Spotlight on our creaking courts
RTÉ INVESTIGATES: LAW AND DISORDER RTÉ1, TONIGHT, 9.35
AS WE all know, the wheels of justice move slowly. Here in Ireland, despite the fact that we seem to have a gross national surplus of lawyers, the wheels don’t just move slowly, they trundle imperceptibly.
In fact, as anyone who has ever had cause to either participate in or observe a court case in this country will know, the motto for the Irish judicial system should be the Latin for ‘hurry up and wait’.
But as we learn in RTÉ Investigates: Law and Disorder (RTÉ1, tonight, 9.35pm), the system simply wasn’t designed to cope with the workload now faced by Ireland’s District Court system.
One of the figures presented here is genuinely startling – the District Courts dealt with 285,000 offences last year, and some courts had to try to cope with 100 cases a day.
The lesson from that statistic?
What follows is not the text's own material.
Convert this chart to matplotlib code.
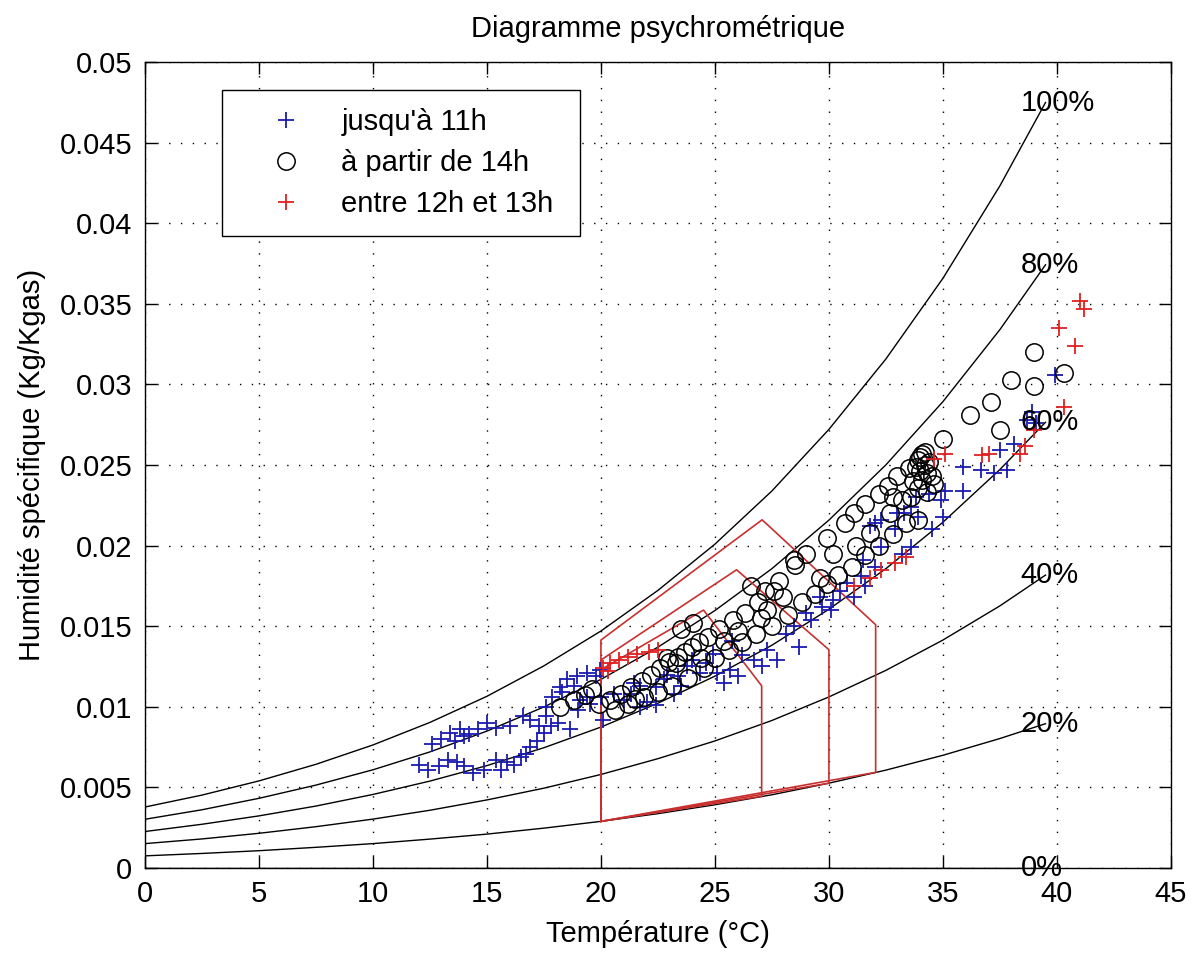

Well, either the Irish are very good at crime or, more likely, they’re really, really bad at it.
After all, that’s more than a quarter of a million separate offences to appear in front of the beaks of what is only one of our court services.
There was a time when the judiciary and the courts system were seen as being above both scrutiny and reproach.
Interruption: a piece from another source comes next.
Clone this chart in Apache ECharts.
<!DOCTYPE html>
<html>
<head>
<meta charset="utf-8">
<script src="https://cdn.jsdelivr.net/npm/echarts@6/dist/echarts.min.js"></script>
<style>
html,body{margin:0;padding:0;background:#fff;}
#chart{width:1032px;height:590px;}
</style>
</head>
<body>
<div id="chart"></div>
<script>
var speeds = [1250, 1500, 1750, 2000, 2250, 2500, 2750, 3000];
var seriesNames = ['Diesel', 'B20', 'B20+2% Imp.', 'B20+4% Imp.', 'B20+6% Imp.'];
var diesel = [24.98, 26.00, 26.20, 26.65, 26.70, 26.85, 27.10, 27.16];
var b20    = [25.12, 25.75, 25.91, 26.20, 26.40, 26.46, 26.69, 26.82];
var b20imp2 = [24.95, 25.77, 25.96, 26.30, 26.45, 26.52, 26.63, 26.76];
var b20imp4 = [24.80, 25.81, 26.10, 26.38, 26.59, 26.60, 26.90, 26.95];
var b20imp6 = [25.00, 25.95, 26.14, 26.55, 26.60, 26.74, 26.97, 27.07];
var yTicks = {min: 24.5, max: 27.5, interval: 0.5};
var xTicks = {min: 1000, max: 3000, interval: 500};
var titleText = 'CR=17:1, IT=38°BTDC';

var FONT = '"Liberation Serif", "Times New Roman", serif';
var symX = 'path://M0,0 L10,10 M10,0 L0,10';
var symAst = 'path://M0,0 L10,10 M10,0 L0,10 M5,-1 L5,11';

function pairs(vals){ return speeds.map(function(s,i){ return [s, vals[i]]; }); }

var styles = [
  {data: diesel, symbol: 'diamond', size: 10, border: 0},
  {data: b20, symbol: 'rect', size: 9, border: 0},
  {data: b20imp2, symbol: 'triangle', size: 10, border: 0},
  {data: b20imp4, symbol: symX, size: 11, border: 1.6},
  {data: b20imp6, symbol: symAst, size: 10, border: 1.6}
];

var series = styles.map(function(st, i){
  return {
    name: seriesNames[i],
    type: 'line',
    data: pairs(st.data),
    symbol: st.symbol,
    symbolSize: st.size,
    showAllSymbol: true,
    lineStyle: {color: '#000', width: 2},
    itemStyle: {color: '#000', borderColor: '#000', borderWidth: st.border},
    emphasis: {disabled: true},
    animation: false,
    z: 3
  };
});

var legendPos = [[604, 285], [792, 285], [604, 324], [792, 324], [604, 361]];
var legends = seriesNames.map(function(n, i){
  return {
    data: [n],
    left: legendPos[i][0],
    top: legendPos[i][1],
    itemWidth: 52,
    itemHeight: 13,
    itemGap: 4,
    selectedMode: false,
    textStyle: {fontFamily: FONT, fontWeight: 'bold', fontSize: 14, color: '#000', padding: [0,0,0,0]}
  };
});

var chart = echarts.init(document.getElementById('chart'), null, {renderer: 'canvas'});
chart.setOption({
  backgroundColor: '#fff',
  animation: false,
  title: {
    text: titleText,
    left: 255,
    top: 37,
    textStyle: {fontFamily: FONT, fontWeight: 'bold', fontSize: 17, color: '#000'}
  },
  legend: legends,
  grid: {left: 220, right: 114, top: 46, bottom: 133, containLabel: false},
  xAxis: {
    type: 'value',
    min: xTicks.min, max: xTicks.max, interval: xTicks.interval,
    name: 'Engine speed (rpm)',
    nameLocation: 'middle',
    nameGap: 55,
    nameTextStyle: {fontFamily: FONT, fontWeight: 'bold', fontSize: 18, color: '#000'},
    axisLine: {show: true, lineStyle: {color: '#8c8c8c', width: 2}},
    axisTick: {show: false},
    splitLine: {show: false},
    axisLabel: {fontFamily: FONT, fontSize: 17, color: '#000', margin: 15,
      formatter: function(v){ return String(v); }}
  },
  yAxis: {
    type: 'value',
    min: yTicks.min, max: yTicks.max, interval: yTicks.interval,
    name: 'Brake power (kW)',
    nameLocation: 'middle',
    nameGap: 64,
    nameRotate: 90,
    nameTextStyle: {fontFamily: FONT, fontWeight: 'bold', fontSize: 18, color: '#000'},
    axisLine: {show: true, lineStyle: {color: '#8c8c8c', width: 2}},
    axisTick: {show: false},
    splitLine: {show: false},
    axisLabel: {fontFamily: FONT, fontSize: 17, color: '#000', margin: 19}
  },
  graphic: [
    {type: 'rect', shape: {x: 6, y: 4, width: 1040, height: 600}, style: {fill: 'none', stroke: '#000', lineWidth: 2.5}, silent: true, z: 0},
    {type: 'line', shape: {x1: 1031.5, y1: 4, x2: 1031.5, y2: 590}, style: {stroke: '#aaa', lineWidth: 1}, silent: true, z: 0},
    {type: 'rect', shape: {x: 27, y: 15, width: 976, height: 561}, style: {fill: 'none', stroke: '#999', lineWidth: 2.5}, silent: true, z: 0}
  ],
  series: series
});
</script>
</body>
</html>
But as our collective trust in the institutions of the State continues to erode at an ever-escalating pace, this is a timely examination of both the staggering logistical problems faced by the District Courts, and the amount of time wasted in seeing justice served.
One of the more interesting aspects to the current version of the Reds-under-the-bed hysteria gripping America was that it used to be the Democrats calling for greater trust and understanding with the Russians, while the Republicans were busy rattling their sabres and talking up the Red peril.
The tables have turned now, of course, and RTÉ is to be congratulated for running Putin’s Revenge (RTÉ1, tonight, 11.30pm), a fascinating two-part PBS documentary looking at Vladimir Putin’s ruthless rise to power and even more ruthless efforts to keep it.
If anyone is winning in the current climate of political chaos, it’s the Russian leader.
While he revels in the West’s obvious fear of a man it portrays as a cartoon Bond villain, there’s plenty of evidence that he really is as bad as some of his critics – the ones who haven’t mysteriously died, that is – suggest.
Of course, apart from the various geopolitical rivalries, and Putin’s professed desire to once more see Russia as a dominant global superpower, there’s also the feeling that he just likes screwing with the Americans for sport.